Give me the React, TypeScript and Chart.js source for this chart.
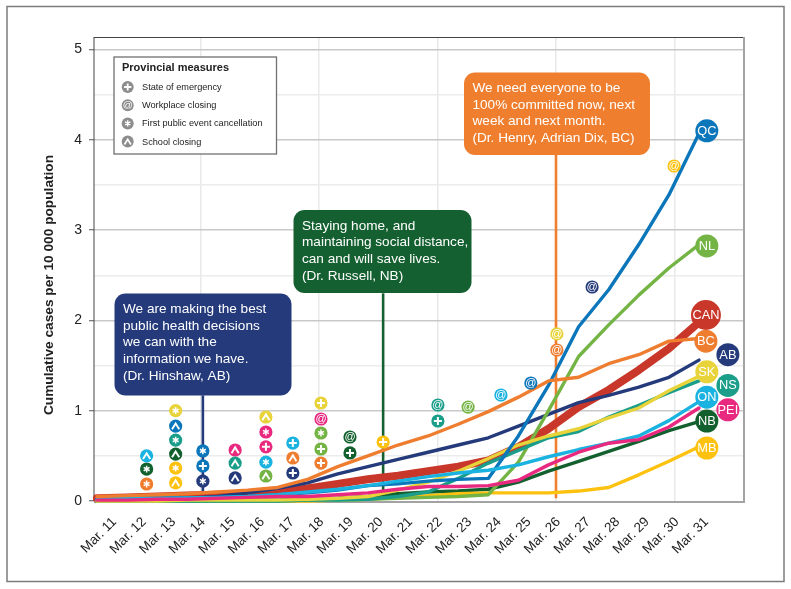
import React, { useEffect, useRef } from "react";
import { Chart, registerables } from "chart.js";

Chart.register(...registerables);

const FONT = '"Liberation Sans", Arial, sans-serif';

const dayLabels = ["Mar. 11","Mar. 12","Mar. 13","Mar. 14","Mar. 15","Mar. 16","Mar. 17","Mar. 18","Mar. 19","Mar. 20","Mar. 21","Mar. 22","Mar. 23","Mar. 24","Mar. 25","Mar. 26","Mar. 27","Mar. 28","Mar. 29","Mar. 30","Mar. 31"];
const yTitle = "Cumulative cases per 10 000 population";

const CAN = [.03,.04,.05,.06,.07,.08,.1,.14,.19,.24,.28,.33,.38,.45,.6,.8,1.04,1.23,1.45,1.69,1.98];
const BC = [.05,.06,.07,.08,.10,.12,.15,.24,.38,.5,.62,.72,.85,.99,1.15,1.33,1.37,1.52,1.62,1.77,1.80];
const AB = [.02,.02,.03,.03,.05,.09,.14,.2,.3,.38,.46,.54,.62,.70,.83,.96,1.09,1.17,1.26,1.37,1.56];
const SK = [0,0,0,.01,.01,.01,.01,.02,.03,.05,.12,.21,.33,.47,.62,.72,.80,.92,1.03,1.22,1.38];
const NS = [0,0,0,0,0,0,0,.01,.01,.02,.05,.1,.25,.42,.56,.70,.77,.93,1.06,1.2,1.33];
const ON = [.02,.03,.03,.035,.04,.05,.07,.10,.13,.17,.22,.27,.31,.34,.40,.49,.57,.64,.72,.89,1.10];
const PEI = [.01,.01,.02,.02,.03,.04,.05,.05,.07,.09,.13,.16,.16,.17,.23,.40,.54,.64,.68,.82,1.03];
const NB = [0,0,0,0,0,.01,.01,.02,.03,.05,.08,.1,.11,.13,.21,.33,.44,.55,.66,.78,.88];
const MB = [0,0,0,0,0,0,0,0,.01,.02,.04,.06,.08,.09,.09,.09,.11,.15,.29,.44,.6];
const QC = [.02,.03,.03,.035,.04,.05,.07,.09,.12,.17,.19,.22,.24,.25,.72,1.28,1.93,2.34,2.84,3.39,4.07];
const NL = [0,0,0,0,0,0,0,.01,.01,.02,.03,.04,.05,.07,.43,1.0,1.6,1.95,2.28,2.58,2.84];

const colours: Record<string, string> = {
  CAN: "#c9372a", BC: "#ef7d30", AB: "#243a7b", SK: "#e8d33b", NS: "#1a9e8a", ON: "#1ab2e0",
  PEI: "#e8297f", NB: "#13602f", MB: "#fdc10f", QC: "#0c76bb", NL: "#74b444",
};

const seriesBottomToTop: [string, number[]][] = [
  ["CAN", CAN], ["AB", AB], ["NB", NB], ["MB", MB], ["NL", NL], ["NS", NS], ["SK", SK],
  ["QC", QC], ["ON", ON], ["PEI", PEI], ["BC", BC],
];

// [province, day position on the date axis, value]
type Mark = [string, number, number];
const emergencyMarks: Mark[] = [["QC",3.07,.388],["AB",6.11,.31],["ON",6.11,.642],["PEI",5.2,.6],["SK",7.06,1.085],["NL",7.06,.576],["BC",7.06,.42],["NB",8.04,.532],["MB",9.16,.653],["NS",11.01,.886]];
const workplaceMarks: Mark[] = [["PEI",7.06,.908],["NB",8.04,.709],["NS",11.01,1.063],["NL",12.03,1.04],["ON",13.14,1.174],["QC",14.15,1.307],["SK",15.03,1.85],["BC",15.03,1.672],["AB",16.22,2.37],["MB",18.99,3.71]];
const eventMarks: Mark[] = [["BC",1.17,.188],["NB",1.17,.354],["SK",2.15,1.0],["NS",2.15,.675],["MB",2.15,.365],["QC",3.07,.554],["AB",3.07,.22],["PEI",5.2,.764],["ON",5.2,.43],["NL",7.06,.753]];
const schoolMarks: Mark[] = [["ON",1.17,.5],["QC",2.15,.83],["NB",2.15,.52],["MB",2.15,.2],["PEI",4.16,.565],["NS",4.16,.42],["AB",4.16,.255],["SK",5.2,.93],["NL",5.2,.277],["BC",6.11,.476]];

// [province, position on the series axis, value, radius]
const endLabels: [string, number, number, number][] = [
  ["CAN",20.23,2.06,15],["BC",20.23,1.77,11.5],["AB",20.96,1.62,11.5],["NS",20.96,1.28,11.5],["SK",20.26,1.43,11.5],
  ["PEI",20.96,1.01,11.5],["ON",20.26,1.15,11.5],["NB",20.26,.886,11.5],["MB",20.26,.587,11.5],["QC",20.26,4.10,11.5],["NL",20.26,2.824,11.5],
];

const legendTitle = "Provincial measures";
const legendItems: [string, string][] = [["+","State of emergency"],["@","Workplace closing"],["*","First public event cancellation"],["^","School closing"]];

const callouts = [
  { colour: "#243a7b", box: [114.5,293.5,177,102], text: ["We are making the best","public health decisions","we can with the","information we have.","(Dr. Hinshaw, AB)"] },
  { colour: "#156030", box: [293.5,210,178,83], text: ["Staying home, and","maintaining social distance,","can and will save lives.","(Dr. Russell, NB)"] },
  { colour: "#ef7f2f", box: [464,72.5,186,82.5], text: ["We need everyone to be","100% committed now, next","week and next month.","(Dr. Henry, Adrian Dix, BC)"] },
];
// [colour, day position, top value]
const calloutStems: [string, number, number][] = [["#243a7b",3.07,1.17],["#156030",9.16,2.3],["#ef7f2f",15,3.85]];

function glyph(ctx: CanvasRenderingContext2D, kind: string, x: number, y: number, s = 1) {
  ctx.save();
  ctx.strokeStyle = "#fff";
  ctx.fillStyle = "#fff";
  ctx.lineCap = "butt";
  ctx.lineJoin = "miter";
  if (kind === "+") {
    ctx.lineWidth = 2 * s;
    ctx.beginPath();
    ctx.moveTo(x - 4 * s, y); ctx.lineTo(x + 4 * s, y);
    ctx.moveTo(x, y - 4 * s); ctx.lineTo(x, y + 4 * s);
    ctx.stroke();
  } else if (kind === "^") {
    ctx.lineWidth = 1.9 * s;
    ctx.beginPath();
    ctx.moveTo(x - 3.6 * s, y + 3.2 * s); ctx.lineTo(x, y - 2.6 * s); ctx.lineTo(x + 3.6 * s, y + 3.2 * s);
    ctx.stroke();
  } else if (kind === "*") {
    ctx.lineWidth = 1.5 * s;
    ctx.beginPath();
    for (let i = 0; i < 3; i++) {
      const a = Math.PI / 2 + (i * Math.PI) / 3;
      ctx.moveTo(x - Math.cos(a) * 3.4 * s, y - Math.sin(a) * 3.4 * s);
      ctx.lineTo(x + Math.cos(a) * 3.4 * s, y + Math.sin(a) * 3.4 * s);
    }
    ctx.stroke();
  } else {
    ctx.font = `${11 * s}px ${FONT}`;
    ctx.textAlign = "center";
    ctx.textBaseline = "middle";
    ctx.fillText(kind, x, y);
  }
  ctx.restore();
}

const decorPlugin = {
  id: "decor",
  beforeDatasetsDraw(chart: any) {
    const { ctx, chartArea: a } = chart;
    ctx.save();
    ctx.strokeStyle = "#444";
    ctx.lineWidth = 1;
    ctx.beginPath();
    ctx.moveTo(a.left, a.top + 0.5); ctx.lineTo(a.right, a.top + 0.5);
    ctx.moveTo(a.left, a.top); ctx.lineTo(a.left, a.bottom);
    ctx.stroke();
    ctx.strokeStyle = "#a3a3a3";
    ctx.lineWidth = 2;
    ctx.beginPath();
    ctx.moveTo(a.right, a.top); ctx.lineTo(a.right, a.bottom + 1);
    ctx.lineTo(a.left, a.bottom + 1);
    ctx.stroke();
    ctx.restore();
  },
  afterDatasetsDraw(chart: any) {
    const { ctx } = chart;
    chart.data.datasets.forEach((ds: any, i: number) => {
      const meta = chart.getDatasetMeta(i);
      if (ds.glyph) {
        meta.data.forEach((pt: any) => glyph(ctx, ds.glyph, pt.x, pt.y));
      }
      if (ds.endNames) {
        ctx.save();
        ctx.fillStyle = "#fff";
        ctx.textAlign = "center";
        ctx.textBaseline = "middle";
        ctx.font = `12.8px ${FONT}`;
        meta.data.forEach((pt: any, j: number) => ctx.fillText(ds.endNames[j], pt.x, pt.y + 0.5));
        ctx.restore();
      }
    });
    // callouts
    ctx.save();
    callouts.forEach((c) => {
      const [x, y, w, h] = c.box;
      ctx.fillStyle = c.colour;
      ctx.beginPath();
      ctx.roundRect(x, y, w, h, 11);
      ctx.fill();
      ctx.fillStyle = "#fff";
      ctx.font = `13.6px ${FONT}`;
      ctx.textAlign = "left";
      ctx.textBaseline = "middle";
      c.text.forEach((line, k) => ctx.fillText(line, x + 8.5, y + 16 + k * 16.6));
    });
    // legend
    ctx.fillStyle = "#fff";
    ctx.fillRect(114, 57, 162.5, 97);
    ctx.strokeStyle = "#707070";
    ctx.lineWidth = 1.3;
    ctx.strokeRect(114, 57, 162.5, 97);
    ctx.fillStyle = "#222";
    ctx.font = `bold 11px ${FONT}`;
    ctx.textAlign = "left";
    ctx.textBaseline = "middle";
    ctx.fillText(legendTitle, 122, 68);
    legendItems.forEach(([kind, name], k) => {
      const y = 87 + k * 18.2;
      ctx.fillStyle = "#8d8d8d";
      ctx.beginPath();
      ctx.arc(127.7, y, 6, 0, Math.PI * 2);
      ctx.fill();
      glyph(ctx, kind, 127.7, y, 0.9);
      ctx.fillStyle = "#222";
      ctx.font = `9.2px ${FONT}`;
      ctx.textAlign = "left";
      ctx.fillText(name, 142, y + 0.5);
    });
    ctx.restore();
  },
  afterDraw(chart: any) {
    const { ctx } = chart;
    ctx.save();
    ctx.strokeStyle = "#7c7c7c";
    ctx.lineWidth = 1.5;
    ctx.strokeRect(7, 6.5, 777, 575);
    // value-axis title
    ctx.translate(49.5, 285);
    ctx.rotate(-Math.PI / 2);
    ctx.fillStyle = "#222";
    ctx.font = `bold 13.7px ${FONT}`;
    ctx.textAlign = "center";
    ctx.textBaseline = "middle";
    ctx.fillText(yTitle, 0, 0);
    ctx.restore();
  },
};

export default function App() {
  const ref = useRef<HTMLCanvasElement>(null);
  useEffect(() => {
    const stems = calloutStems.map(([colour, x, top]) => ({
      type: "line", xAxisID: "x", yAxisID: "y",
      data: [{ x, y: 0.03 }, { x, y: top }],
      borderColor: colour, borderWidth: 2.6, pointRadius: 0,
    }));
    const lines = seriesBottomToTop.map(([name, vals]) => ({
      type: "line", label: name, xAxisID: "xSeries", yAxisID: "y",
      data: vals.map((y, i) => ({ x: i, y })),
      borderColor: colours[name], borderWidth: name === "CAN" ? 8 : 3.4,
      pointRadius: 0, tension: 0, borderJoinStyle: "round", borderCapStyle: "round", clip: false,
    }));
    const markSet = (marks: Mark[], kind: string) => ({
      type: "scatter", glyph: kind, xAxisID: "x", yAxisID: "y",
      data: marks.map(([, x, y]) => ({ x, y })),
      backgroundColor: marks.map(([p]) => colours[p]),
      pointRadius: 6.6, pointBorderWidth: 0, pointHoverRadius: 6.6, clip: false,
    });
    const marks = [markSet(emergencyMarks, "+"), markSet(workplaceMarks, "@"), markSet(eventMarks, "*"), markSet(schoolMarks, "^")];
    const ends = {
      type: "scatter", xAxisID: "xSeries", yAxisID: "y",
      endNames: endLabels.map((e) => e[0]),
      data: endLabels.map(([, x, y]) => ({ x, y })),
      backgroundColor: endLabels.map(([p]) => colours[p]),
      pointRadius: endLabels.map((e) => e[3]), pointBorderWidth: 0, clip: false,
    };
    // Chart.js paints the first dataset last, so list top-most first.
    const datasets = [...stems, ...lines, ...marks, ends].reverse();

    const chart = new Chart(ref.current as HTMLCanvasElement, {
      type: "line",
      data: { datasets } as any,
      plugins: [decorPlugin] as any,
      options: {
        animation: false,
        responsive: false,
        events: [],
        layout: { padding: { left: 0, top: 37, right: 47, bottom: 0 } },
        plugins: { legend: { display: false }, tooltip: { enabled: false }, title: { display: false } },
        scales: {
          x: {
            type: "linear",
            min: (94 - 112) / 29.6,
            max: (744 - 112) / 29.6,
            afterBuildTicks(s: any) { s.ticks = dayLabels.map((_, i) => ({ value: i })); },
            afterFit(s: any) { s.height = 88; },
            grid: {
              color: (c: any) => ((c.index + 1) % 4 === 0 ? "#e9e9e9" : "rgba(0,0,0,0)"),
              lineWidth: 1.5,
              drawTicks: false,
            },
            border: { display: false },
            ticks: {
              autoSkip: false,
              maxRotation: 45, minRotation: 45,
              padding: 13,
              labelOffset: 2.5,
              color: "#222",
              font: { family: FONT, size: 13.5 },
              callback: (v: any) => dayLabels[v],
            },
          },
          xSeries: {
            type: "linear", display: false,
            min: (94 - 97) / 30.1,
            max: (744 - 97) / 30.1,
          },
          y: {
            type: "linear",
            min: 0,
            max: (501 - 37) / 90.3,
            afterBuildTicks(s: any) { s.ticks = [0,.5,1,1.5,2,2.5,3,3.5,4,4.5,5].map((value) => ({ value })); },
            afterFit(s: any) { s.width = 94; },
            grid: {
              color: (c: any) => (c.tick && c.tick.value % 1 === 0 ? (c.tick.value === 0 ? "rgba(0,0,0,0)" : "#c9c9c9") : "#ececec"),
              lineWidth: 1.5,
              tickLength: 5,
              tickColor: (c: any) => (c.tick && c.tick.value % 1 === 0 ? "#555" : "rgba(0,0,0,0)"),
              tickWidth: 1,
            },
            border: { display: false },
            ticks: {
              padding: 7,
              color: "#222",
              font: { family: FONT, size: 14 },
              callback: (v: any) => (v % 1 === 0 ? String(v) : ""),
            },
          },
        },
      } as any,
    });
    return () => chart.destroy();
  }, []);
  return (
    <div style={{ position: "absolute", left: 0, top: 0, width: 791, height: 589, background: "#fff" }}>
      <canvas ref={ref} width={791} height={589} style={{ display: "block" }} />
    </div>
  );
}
====
Up to and including the line with "cases per 10", copy the data above from its first line. Skip pictures.

**Reply**
Give me the React, TypeScript and Chart.js source for this chart.
import React, { useEffect, useRef } from "react";
import { Chart, registerables } from "chart.js";

Chart.register(...registerables);

const FONT = '"Liberation Sans", Arial, sans-serif';

const dayLabels = ["Mar. 11","Mar. 12","Mar. 13","Mar. 14","Mar. 15","Mar. 16","Mar. 17","Mar. 18","Mar. 19","Mar. 20","Mar. 21","Mar. 22","Mar. 23","Mar. 24","Mar. 25","Mar. 26","Mar. 27","Mar. 28","Mar. 29","Mar. 30","Mar. 31"];
const yTitle = "Cumulative cases per 10 000 population";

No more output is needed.